Data provided:
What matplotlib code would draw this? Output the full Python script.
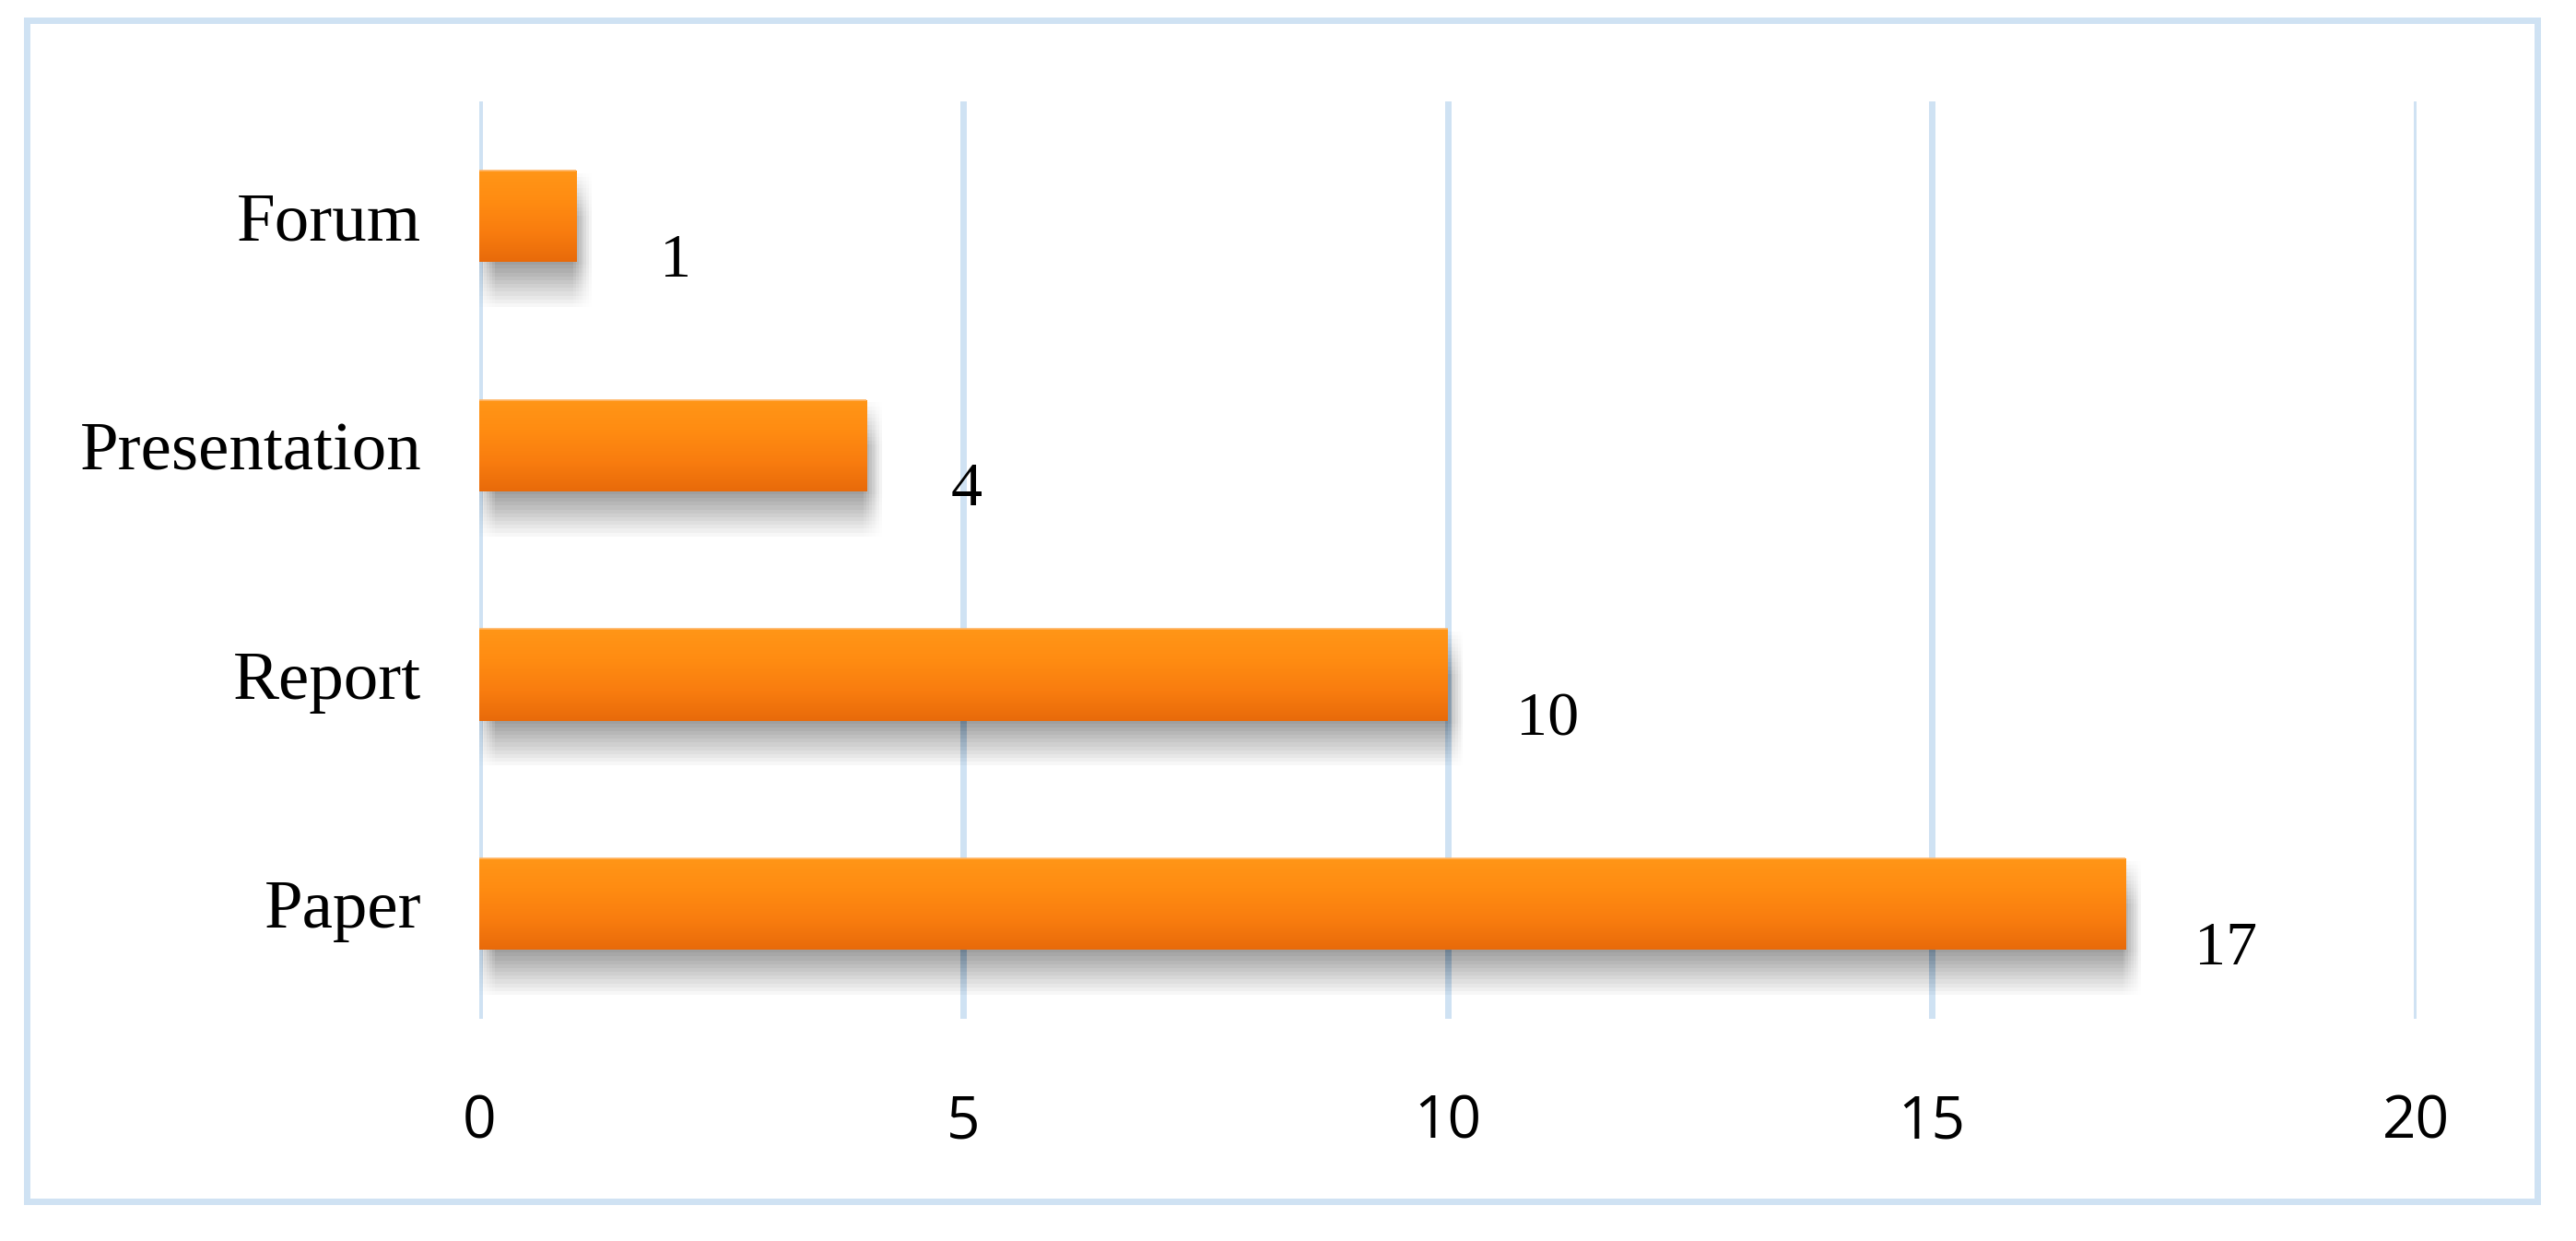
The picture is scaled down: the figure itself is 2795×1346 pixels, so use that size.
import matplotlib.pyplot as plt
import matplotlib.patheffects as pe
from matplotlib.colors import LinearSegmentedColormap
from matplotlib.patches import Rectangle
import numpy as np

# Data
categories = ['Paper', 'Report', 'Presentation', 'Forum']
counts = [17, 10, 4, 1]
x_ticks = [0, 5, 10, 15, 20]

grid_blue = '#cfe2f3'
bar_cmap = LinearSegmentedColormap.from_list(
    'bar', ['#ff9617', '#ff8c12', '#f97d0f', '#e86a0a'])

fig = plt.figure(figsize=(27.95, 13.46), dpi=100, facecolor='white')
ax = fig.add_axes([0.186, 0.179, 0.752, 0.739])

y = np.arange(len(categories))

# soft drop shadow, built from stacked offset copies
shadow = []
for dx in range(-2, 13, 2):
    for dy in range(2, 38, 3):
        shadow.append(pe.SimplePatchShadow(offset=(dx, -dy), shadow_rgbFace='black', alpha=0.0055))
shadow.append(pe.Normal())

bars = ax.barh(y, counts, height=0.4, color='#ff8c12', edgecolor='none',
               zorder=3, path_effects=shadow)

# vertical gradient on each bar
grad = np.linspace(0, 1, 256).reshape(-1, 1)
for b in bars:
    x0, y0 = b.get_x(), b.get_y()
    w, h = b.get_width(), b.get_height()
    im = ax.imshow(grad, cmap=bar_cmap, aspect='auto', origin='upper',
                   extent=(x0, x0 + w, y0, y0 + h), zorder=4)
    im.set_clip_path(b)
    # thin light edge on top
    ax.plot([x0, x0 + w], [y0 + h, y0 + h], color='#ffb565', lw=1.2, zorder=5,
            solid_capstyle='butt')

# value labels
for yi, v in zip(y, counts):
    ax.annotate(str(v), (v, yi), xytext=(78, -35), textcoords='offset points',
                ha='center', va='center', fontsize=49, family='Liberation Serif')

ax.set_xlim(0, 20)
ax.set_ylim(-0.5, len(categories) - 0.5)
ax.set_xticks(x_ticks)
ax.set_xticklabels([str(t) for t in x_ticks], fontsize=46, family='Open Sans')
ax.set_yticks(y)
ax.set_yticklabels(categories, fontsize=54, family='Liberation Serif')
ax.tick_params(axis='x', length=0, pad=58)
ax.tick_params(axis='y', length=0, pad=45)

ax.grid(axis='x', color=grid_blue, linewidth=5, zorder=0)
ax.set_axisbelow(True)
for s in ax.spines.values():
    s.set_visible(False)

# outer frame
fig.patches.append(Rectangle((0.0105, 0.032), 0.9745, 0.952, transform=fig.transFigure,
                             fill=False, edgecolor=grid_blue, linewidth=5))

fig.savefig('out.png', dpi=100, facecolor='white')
* * *
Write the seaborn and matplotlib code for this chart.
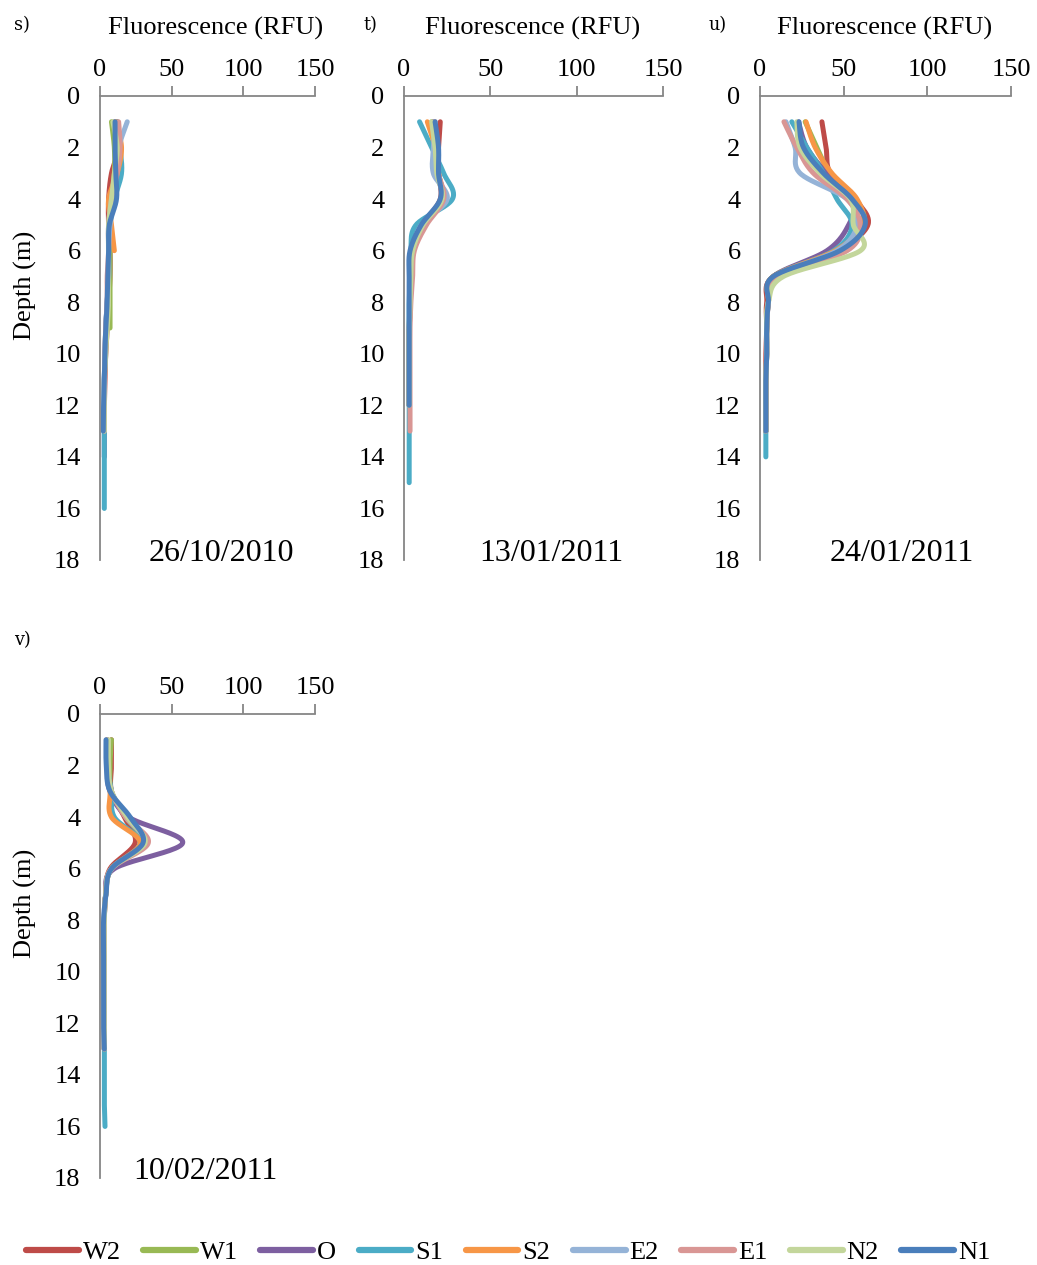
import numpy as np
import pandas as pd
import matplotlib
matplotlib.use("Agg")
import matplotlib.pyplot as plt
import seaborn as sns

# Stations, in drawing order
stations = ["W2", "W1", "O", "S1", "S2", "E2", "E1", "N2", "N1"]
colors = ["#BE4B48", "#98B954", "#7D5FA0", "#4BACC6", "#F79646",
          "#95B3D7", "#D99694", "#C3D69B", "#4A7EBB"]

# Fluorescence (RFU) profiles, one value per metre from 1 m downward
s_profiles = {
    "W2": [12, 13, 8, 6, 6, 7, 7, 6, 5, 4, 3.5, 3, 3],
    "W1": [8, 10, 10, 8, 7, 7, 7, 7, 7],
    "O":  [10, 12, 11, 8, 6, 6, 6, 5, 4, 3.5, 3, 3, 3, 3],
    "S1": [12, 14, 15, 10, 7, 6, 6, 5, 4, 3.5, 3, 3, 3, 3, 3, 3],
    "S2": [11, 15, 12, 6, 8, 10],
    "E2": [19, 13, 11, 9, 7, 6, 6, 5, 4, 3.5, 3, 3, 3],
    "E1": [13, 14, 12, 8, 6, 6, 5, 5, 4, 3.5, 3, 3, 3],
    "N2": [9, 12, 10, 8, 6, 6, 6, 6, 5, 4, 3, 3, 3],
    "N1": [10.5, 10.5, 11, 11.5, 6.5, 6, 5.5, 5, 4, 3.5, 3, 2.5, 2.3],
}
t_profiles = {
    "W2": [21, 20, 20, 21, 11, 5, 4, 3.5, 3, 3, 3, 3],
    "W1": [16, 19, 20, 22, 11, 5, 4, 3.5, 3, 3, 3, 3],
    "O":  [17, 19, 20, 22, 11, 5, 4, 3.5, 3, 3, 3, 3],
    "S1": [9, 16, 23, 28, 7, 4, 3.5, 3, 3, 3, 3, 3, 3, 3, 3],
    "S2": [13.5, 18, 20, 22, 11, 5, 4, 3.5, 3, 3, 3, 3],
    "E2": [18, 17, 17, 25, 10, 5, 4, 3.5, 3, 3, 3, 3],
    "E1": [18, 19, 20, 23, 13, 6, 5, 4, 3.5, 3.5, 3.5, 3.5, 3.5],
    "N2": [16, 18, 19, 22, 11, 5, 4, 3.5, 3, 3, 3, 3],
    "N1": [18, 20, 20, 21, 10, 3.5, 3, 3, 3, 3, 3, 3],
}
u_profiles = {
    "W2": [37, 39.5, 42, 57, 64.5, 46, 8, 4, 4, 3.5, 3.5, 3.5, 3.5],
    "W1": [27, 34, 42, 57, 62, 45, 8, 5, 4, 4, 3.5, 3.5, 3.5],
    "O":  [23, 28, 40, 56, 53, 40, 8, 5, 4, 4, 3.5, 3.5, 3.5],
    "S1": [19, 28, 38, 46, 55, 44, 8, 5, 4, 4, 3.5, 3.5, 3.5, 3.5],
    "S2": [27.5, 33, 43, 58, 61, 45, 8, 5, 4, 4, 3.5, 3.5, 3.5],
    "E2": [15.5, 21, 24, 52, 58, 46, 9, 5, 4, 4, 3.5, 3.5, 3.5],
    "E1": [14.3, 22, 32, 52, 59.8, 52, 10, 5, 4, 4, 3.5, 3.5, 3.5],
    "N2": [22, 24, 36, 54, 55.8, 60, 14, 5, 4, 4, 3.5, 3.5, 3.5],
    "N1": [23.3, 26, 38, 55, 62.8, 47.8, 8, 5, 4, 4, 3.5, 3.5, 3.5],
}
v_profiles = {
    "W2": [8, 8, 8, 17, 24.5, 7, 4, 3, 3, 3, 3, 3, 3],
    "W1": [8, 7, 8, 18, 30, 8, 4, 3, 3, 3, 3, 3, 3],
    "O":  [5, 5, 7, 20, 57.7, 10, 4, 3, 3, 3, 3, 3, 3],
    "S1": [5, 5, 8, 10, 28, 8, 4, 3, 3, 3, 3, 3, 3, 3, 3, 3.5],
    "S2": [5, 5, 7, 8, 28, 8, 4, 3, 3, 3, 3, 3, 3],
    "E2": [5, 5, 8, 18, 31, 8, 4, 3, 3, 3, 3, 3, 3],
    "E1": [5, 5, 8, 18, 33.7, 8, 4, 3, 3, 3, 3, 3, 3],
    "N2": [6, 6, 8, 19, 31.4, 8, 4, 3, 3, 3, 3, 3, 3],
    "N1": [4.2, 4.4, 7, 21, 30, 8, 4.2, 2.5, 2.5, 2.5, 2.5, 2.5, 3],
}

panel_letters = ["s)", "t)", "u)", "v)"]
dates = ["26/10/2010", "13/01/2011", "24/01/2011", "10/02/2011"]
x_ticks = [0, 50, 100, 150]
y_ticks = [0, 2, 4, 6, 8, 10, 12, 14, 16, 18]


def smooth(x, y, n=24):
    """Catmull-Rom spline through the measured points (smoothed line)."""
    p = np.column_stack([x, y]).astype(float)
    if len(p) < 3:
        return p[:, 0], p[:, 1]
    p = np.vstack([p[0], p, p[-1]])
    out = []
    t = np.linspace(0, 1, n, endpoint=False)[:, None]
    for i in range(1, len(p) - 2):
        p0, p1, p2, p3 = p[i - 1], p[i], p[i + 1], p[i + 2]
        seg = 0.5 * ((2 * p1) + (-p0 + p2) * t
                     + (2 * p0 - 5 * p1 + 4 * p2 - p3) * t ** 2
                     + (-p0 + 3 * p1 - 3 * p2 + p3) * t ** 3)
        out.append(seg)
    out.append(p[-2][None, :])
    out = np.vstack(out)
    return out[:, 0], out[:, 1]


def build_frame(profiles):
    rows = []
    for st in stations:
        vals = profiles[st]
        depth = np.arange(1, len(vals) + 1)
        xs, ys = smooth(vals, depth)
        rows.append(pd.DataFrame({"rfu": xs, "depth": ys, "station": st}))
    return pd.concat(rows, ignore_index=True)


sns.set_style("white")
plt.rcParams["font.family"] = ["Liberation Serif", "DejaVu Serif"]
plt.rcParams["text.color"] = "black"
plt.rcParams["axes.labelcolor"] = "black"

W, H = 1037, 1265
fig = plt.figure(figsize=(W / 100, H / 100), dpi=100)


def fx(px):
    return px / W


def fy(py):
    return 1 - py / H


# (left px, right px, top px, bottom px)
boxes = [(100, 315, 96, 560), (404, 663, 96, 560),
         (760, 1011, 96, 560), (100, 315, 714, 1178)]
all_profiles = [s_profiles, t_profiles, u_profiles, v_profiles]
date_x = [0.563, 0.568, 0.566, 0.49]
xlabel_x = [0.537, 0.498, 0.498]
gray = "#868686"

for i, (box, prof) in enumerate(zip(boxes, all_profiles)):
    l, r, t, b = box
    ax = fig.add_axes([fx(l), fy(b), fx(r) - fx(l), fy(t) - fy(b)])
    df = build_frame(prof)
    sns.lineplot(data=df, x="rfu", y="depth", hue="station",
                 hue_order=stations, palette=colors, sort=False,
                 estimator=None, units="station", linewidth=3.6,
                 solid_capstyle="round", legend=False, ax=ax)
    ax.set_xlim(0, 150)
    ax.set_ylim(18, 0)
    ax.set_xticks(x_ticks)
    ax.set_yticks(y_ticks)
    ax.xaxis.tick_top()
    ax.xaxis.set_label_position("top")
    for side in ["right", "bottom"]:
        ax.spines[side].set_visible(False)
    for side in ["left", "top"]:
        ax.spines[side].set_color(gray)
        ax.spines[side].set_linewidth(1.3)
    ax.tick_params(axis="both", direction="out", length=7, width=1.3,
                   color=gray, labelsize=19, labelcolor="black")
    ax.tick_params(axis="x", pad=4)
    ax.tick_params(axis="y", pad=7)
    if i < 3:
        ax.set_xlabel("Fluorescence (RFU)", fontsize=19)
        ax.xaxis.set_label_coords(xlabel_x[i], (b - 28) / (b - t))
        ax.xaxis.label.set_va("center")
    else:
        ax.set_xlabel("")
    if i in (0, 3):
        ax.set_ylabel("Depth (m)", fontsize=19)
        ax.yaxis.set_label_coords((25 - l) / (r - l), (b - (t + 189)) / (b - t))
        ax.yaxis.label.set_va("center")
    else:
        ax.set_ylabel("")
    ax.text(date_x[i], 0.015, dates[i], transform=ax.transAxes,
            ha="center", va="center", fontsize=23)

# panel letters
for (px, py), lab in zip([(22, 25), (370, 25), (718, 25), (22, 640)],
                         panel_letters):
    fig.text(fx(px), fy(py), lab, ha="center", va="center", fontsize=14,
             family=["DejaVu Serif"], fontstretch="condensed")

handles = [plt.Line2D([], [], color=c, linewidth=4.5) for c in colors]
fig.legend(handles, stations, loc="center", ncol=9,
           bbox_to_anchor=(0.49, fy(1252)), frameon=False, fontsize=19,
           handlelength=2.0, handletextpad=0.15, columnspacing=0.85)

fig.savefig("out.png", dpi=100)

Instructions to follow: Only the lines from the one containing "What matplotlib code" down to the one containing "ha='center', va='center', fontsize=49, family='Liberation" should be copied, exactly and with both ends kept. Drop the pictures.

The response:
What matplotlib code would draw this? Output the full Python script.
The picture is scaled down: the figure itself is 2795×1346 pixels, so use that size.
import matplotlib.pyplot as plt
import matplotlib.patheffects as pe
from matplotlib.colors import LinearSegmentedColormap
from matplotlib.patches import Rectangle
import numpy as np

# Data
categories = ['Paper', 'Report', 'Presentation', 'Forum']
counts = [17, 10, 4, 1]
x_ticks = [0, 5, 10, 15, 20]

grid_blue = '#cfe2f3'
bar_cmap = LinearSegmentedColormap.from_list(
    'bar', ['#ff9617', '#ff8c12', '#f97d0f', '#e86a0a'])

fig = plt.figure(figsize=(27.95, 13.46), dpi=100, facecolor='white')
ax = fig.add_axes([0.186, 0.179, 0.752, 0.739])

y = np.arange(len(categories))

# soft drop shadow, built from stacked offset copies
shadow = []
for dx in range(-2, 13, 2):
    for dy in range(2, 38, 3):
        shadow.append(pe.SimplePatchShadow(offset=(dx, -dy), shadow_rgbFace='black', alpha=0.0055))
shadow.append(pe.Normal())

bars = ax.barh(y, counts, height=0.4, color='#ff8c12', edgecolor='none',
               zorder=3, path_effects=shadow)

# vertical gradient on each bar
grad = np.linspace(0, 1, 256).reshape(-1, 1)
for b in bars:
    x0, y0 = b.get_x(), b.get_y()
    w, h = b.get_width(), b.get_height()
    im = ax.imshow(grad, cmap=bar_cmap, aspect='auto', origin='upper',
                   extent=(x0, x0 + w, y0, y0 + h), zorder=4)
    im.set_clip_path(b)
    # thin light edge on top
    ax.plot([x0, x0 + w], [y0 + h, y0 + h], color='#ffb565', lw=1.2, zorder=5,
            solid_capstyle='butt')

# value labels
for yi, v in zip(y, counts):
    ax.annotate(str(v), (v, yi), xytext=(78, -35), textcoords='offset points',
                ha='center', va='center', fontsize=49, family='Liberation Serif')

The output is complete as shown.